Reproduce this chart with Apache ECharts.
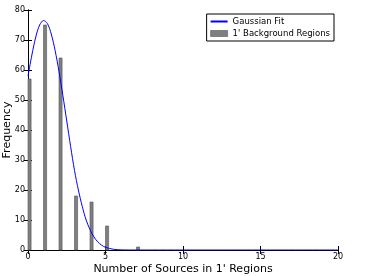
<!DOCTYPE html>
<html><head><meta charset="utf-8">
<script src="https://cdn.jsdelivr.net/npm/echarts@6/dist/echarts.min.js"></script>
<style>html,body{margin:0;padding:0;background:#fff}#c{width:378px;height:276px}</style>
</head><body><div id="c"></div>
<script>
// Histogram bins (left edge) and counts
const binLefts = [0, 1, 2, 3, 4, 5, 7];
const counts = [57, 75, 64, 18, 16, 8, 1];
const binWidth = 0.2;
// Gaussian fit curve
const fitX = [0, 0.25, 0.5, 0.75, 1.0, 1.25, 1.5, 1.75, 2.0, 2.25, 2.5, 2.75, 3.0, 3.25, 3.5, 3.75, 4.0, 4.25, 4.5, 4.75, 5.0, 5.5, 6.0, 6.5, 7.0, 8.0, 10, 15, 20];
const fitY = [58, 65, 71, 75, 76.5, 75.5, 72, 66.5, 59.5, 51.5, 43, 34.5, 26.5, 20, 14.5, 10, 6.8, 4.4, 2.7, 1.6, 0.9, 0.25, 0.05, 0.01, 0, 0, 0, 0, 0];
const xTicks = [0, 5, 10, 15, 20];
const yTicks = [0, 10, 20, 30, 40, 50, 60, 70, 80];

const font = 'DejaVu Sans';
const chart = echarts.init(document.getElementById('c'));
const axisCommon = {
  type: 'value',
  axisLine: {show: true, lineStyle: {color: '#000', width: 1}},
  axisTick: {show: true, inside: true, length: 4, lineStyle: {color: '#000'}},
  splitLine: {show: false}
};
chart.setOption({
  animation: false,
  textStyle: {fontFamily: font},
  grid: {left: 28, right: 40, top: 10, bottom: 26, show: false, containLabel: false, outerBoundsMode: 'none'},
  legend: {
    orient: 'vertical', top: 14, right: 44,
    borderColor: '#000', borderWidth: 1, borderRadius: 0,
    padding: [3, 4, 3, 3], itemGap: 3, itemWidth: 17, itemHeight: 6,
    textStyle: {fontFamily: font, fontSize: 8.5, color: '#000'},
    data: [
      {name: 'Gaussian Fit', itemStyle: {opacity: 0}},
      {name: "1' Background Regions", icon: 'rect', itemStyle: {color: '#7f7f7f', borderColor: '#555', borderWidth: 0.6}}
    ]
  },
  xAxis: [
    Object.assign({}, axisCommon, {
      min: xTicks[0], max: xTicks[xTicks.length - 1], interval: 5,
      position: 'bottom',
      axisLabel: {fontSize: 8, color: '#000', margin: 3, fontFamily: font},
      name: "Number of Sources in 1' Regions", nameLocation: 'middle', nameGap: 14, nameMoveOverlap: false,
      nameTextStyle: {fontSize: 11, color: '#000', fontFamily: font}
    }),
    Object.assign({}, axisCommon, {
      min: xTicks[0], max: xTicks[xTicks.length - 1], interval: 5,
      position: 'top', axisLabel: {show: false}
    })
  ],
  yAxis: [
    Object.assign({}, axisCommon, {
      min: yTicks[0], max: yTicks[yTicks.length - 1], interval: 10,
      position: 'left',
      axisLabel: {fontSize: 8, color: '#000', margin: 3, fontFamily: font},
      name: 'Frequency', nameLocation: 'middle', nameGap: 15, nameMoveOverlap: false,
      nameTextStyle: {fontSize: 11, color: '#000', fontFamily: font}
    }),
    Object.assign({}, axisCommon, {
      min: yTicks[0], max: yTicks[yTicks.length - 1], interval: 10,
      position: 'right', axisLabel: {show: false}
    })
  ],
  series: [
    {
      name: 'Gaussian Fit', type: 'line', xAxisIndex: 0, yAxisIndex: 0,
      data: fitX.map((x, i) => [x, fitY[i]]),
      smooth: 0.3, showSymbol: false, z: 3, color: '#0000ff',
      symbol: 'path://M0,0 L13,0 L13,1 L0,1 Z', symbolSize: [13, 1],
      lineStyle: {color: '#0000ff', width: 1}, itemStyle: {color: '#0000ff'}
    },
    {
      name: "1' Background Regions", type: 'custom', xAxisIndex: 0, yAxisIndex: 0,
      itemStyle: {color: '#7f7f7f'}, z: 2,
      data: binLefts.map((x, i) => [x, counts[i]]),
      renderItem: function (params, api) {
        const x0 = api.value(0), v = api.value(1);
        const p0 = api.coord([x0, 0]);
        const p1 = api.coord([x0 + binWidth, v]);
        return {
          type: 'rect',
          shape: {x: p0[0], y: p1[1], width: p1[0] - p0[0], height: p0[1] - p1[1]},
          style: {fill: '#7f7f7f', stroke: '#555', lineWidth: 0.6}
        };
      }
    }
  ]
});
</script></body></html>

_Set exercise_: Reproduce each line exactly, please, except for any pictures.

_Complete answer_:
Reproduce this chart with Apache ECharts.
<!DOCTYPE html>
<html><head><meta charset="utf-8">
<script src="https://cdn.jsdelivr.net/npm/echarts@6/dist/echarts.min.js"></script>
<style>html,body{margin:0;padding:0;background:#fff}#c{width:378px;height:276px}</style>
</head><body><div id="c"></div>
<script>
// Histogram bins (left edge) and counts
const binLefts = [0, 1, 2, 3, 4, 5, 7];
const counts = [57, 75, 64, 18, 16, 8, 1];
const binWidth = 0.2;
// Gaussian fit curve
const fitX = [0, 0.25, 0.5, 0.75, 1.0, 1.25, 1.5, 1.75, 2.0, 2.25, 2.5, 2.75, 3.0, 3.25, 3.5, 3.75, 4.0, 4.25, 4.5, 4.75, 5.0, 5.5, 6.0, 6.5, 7.0, 8.0, 10, 15, 20];
const fitY = [58, 65, 71, 75, 76.5, 75.5, 72, 66.5, 59.5, 51.5, 43, 34.5, 26.5, 20, 14.5, 10, 6.8, 4.4, 2.7, 1.6, 0.9, 0.25, 0.05, 0.01, 0, 0, 0, 0, 0];
const xTicks = [0, 5, 10, 15, 20];
const yTicks = [0, 10, 20, 30, 40, 50, 60, 70, 80];

const font = 'DejaVu Sans';
const chart = echarts.init(document.getElementById('c'));
const axisCommon = {
  type: 'value',
  axisLine: {show: true, lineStyle: {color: '#000', width: 1}},
  axisTick: {show: true, inside: true, length: 4, lineStyle: {color: '#000'}},
  splitLine: {show: false}
};
chart.setOption({
  animation: false,
  textStyle: {fontFamily: font},
  grid: {left: 28, right: 40, top: 10, bottom: 26, show: false, containLabel: false, outerBoundsMode: 'none'},
  legend: {
    orient: 'vertical', top: 14, right: 44,
    borderColor: '#000', borderWidth: 1, borderRadius: 0,
    padding: [3, 4, 3, 3], itemGap: 3, itemWidth: 17, itemHeight: 6,
    textStyle: {fontFamily: font, fontSize: 8.5, color: '#000'},
    data: [
      {name: 'Gaussian Fit', itemStyle: {opacity: 0}},
      {name: "1' Background Regions", icon: 'rect', itemStyle: {color: '#7f7f7f', borderColor: '#555', borderWidth: 0.6}}
    ]
  },
  xAxis: [
    Object.assign({}, axisCommon, {
      min: xTicks[0], max: xTicks[xTicks.length - 1], interval: 5,
      position: 'bottom',
      axisLabel: {fontSize: 8, color: '#000', margin: 3, fontFamily: font},
      name: "Number of Sources in 1' Regions", nameLocation: 'middle', nameGap: 14, nameMoveOverlap: false,
      nameTextStyle: {fontSize: 11, color: '#000', fontFamily: font}
    }),
    Object.assign({}, axisCommon, {
      min: xTicks[0], max: xTicks[xTicks.length - 1], interval: 5,
      position: 'top', axisLabel: {show: false}
    })
  ],
  yAxis: [
    Object.assign({}, axisCommon, {
      min: yTicks[0], max: yTicks[yTicks.length - 1], interval: 10,
      position: 'left',
      axisLabel: {fontSize: 8, color: '#000', margin: 3, fontFamily: font},
      name: 'Frequency', nameLocation: 'middle', nameGap: 15, nameMoveOverlap: false,
      nameTextStyle: {fontSize: 11, color: '#000', fontFamily: font}
    }),
    Object.assign({}, axisCommon, {
      min: yTicks[0], max: yTicks[yTicks.length - 1], interval: 10,
      position: 'right', axisLabel: {show: false}
    })
  ],
  series: [
    {
      name: 'Gaussian Fit', type: 'line', xAxisIndex: 0, yAxisIndex: 0,
      data: fitX.map((x, i) => [x, fitY[i]]),
      smooth: 0.3, showSymbol: false, z: 3, color: '#0000ff',
      symbol: 'path://M0,0 L13,0 L13,1 L0,1 Z', symbolSize: [13, 1],
      lineStyle: {color: '#0000ff', width: 1}, itemStyle: {color: '#0000ff'}
    },
    {
      name: "1' Background Regions", type: 'custom', xAxisIndex: 0, yAxisIndex: 0,
      itemStyle: {color: '#7f7f7f'}, z: 2,
      data: binLefts.map((x, i) => [x, counts[i]]),
      renderItem: function (params, api) {
        const x0 = api.value(0), v = api.value(1);
        const p0 = api.coord([x0, 0]);
        const p1 = api.coord([x0 + binWidth, v]);
        return {
          type: 'rect',
          shape: {x: p0[0], y: p1[1], width: p1[0] - p0[0], height: p0[1] - p1[1]},
          style: {fill: '#7f7f7f', stroke: '#555', lineWidth: 0.6}
        };
      }
    }
  ]
});
</script></body></html>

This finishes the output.